An additional $500,000 in public money went toward establishing a line to a local propane supplier and constructing a public team track, or secondary track.

Macrie said he has been in touch with freight lines about using the tracks - though that has not yet happened, meaning the line has not generated any income, except for when it makes one of its infrequent runs.

Additionally, the state regularly pays to maintain some aspects of the rail line, such crossing lights and bars as part of a state plan throughout New Jersey's railroad system.

As far as the cost of operating the trains since 1986, Macrie doesn't have a specific figure - he said it's been a "labor of love" and that a lot of the project has been done through volunteering - but he guessed that he's spent hundreds of thousands of dollars on the project over that time, and possibly more.

There are two different rail lines. One runs from Richland to Tuckahoe in Upper Township. The other runs through a region of Cape May County that extends through Middle Township, down through Lower Township and into Cape May.

The trains only ran a couple of times last year, including the annual Santa Express, which runs annually in November and December.

If Macrie sticks to his schedule, he said the trains are "likely to be ready in the middle of July."

As of Friday, the rail line's website has not been updated with ticket information for 2010.

Macrie's trains were in the news last year, when he moved a couple of deteriorating trains that were sitting idle in the Rio Grande section of Middle Township.

The trains were moved, and once they were, Middle Township sent Macrie a letter saying that the township "supports efforts to secure funding for the rehabilitation of the tracks, signals, switches, right-of-way and other improvements to the rail line."

Many people are anxious to see the trains running again, especially since many are left wondering when the trains will pass through.

"It's one of the most popular questions (we get)," said Chuck Chiarello, mayor of Buena Vista Township. "People really like the trains."

Over the past few years, the Richland section of the township was revitalized in an effort to draw tourists to the area. New shops and restaurants opened in the downtown along Route 40, and all of them are centered around the train station where the seashore line stops.

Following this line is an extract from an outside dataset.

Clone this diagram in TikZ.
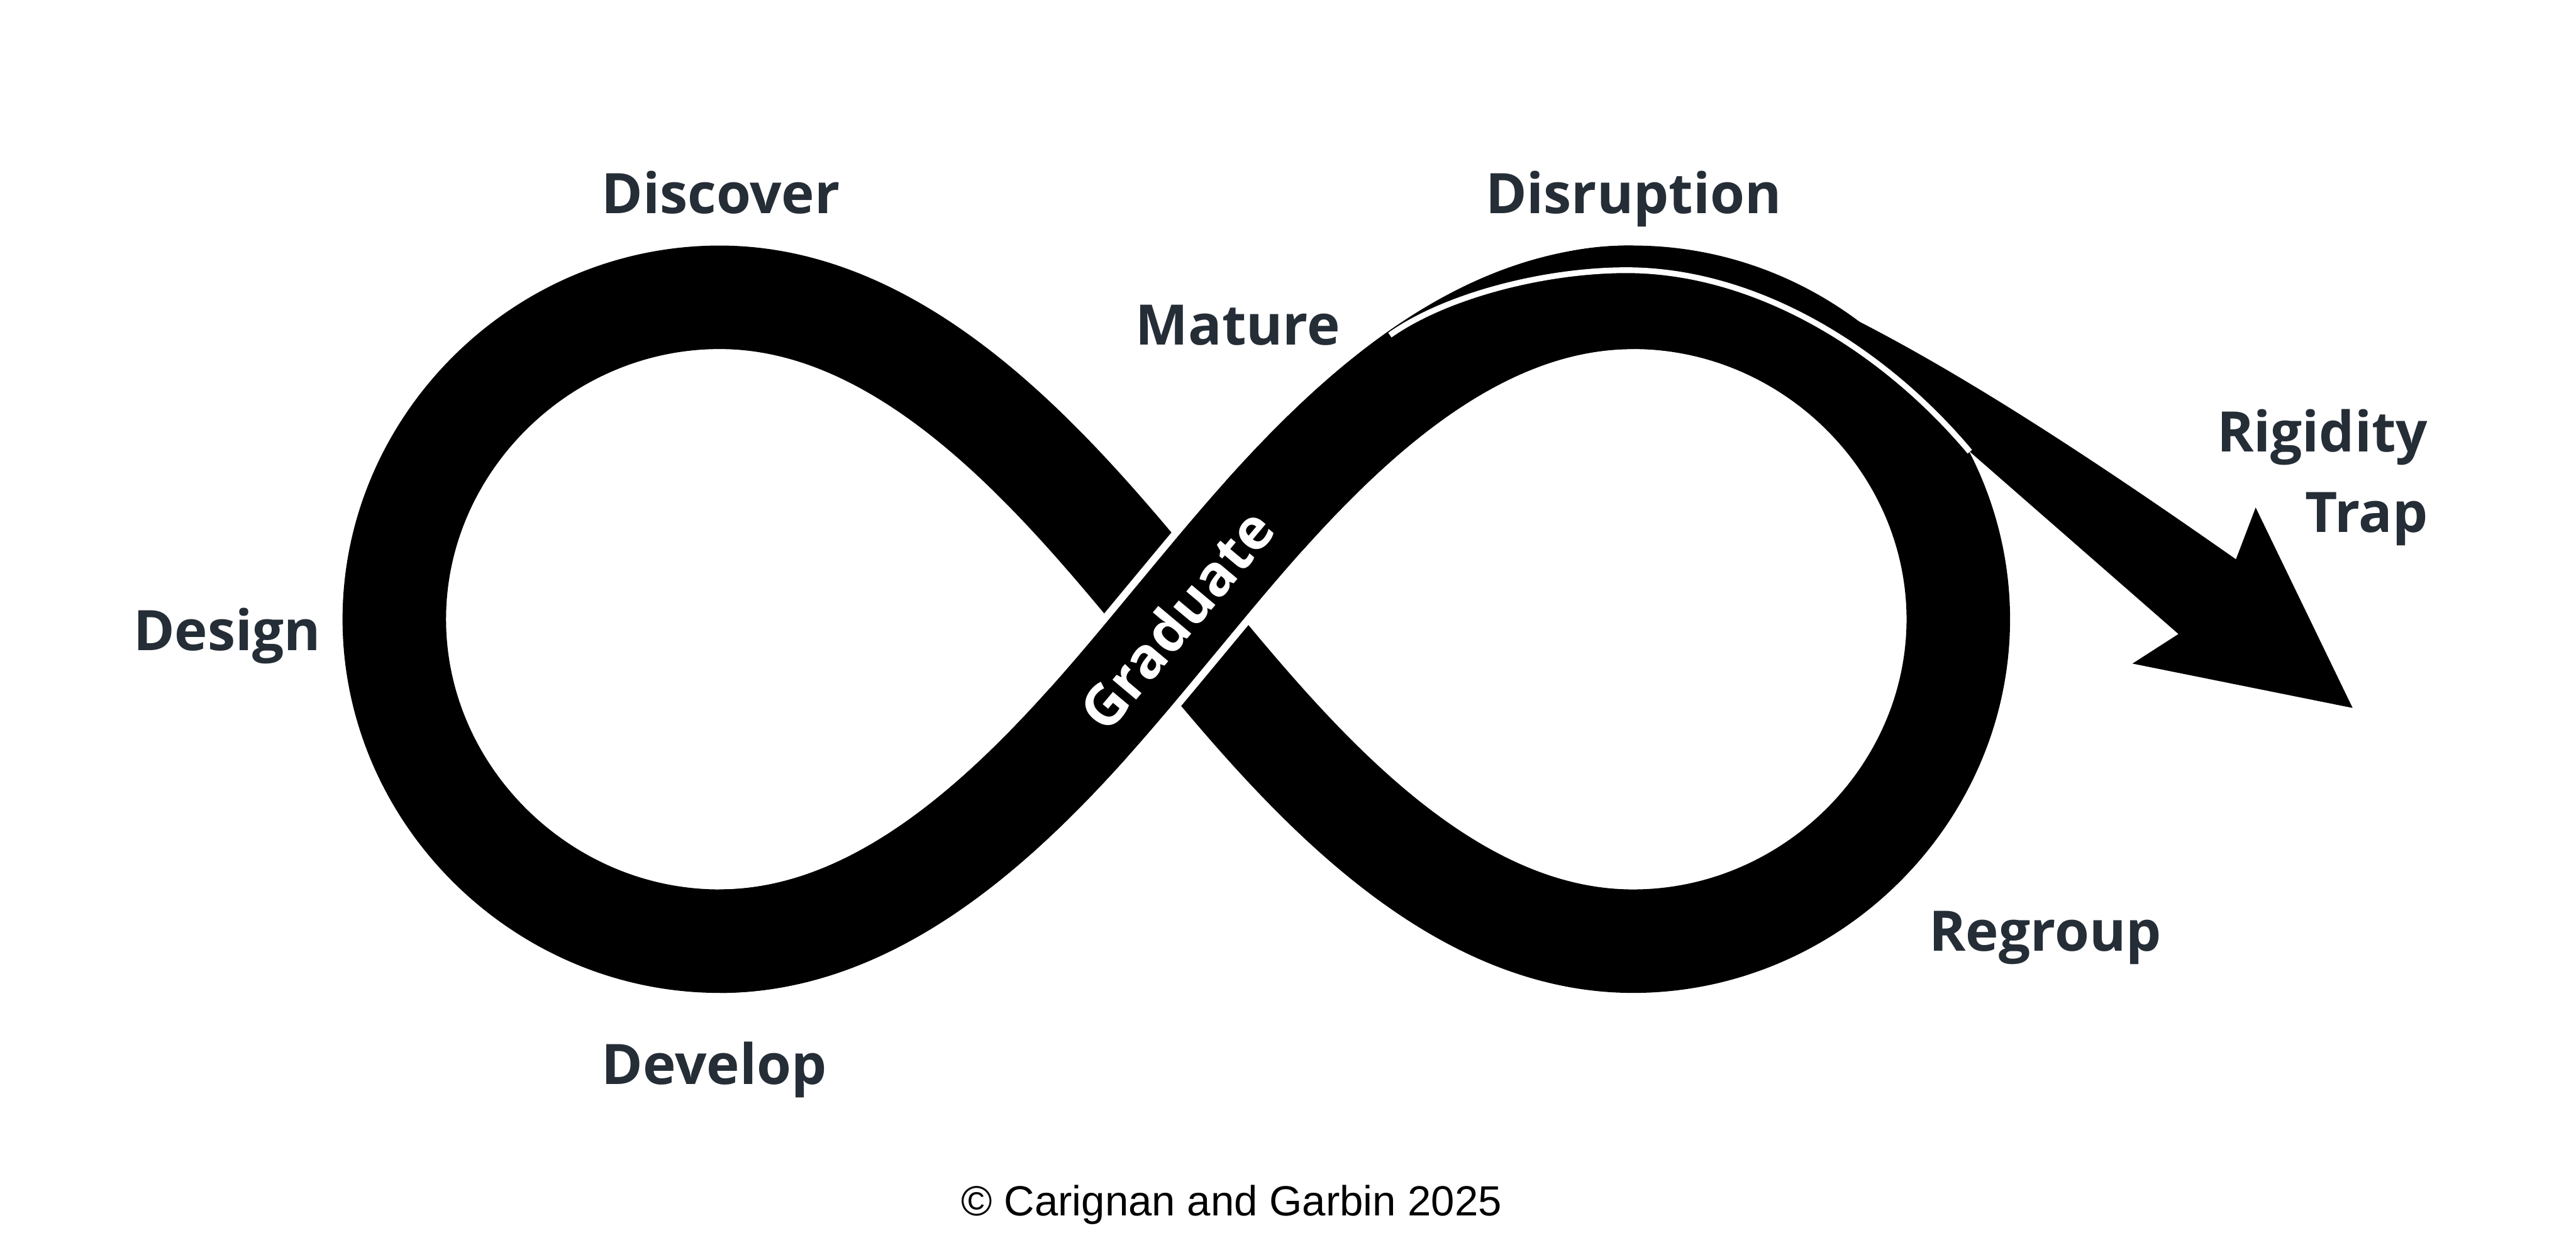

A billboard that appears on Route 40 has changed multiple times in the last couple of years, but each time it has prominently featured pictures of the trains running through town.

Chiarello hoped to have an Easter event featuring the Easter bunny much like the Santa Express does around Christmastime. That was canceled due to the trains not being ready, and Chiarello expects that they will not be ready in time for another town-wide event happening on June 20, 2010.

"There's still a great deal of interest," Chiarello said. "But it's been very, very frustrating."

Towns and villages with stations frequently get asked questions about the trains, even though they have nothing to do with whether or not they run.

At the Historic Cold Spring Village on Route 9 in Lower Township, the operators of the recreated 18th and 19th century town had to leave a message on their answering service saying that they could not provide updates or information on the trains.

The message was prompted by many people asking - sometimes, not in the nicest manner - and the village not having any updates for them, since the trains have not passed through in a number of years, according to Anne Salvatore, executive director at Cold Spring Village.

While they want to avoid questions about the trains, Salvatore said that visitors to the village would get excited every time the trains came through.

"We would love it if they came back," Salvatore said. However, Salvatore also said she would be very surprised if that happened.

Situated by the train station in Richland is a building maintained by the Patcong Valley Model Railroad club. The club moved its large model railroad setup from Egg Harbor Township to Richland in order to be closer to the railroad.

"We have 6,000 to 10,000 people coming out to our display every year," said John Dunn, president of the club.

Dunn said attendance to the club's display has not been affected by the trains not running as frequently as promised, but he said that he frequently runs into people who visit the station and are disappointed by the absence of the train.

Dunn, who has been friends with Macrie for decades, said that Macrie's effort to keep older trains running and get new generations of families interested in the railroad history of New Jersey is something that Dunn and many other railroad enthusiasts admire.

"It would be very disappointing to see anything happen to the train," Dunn said.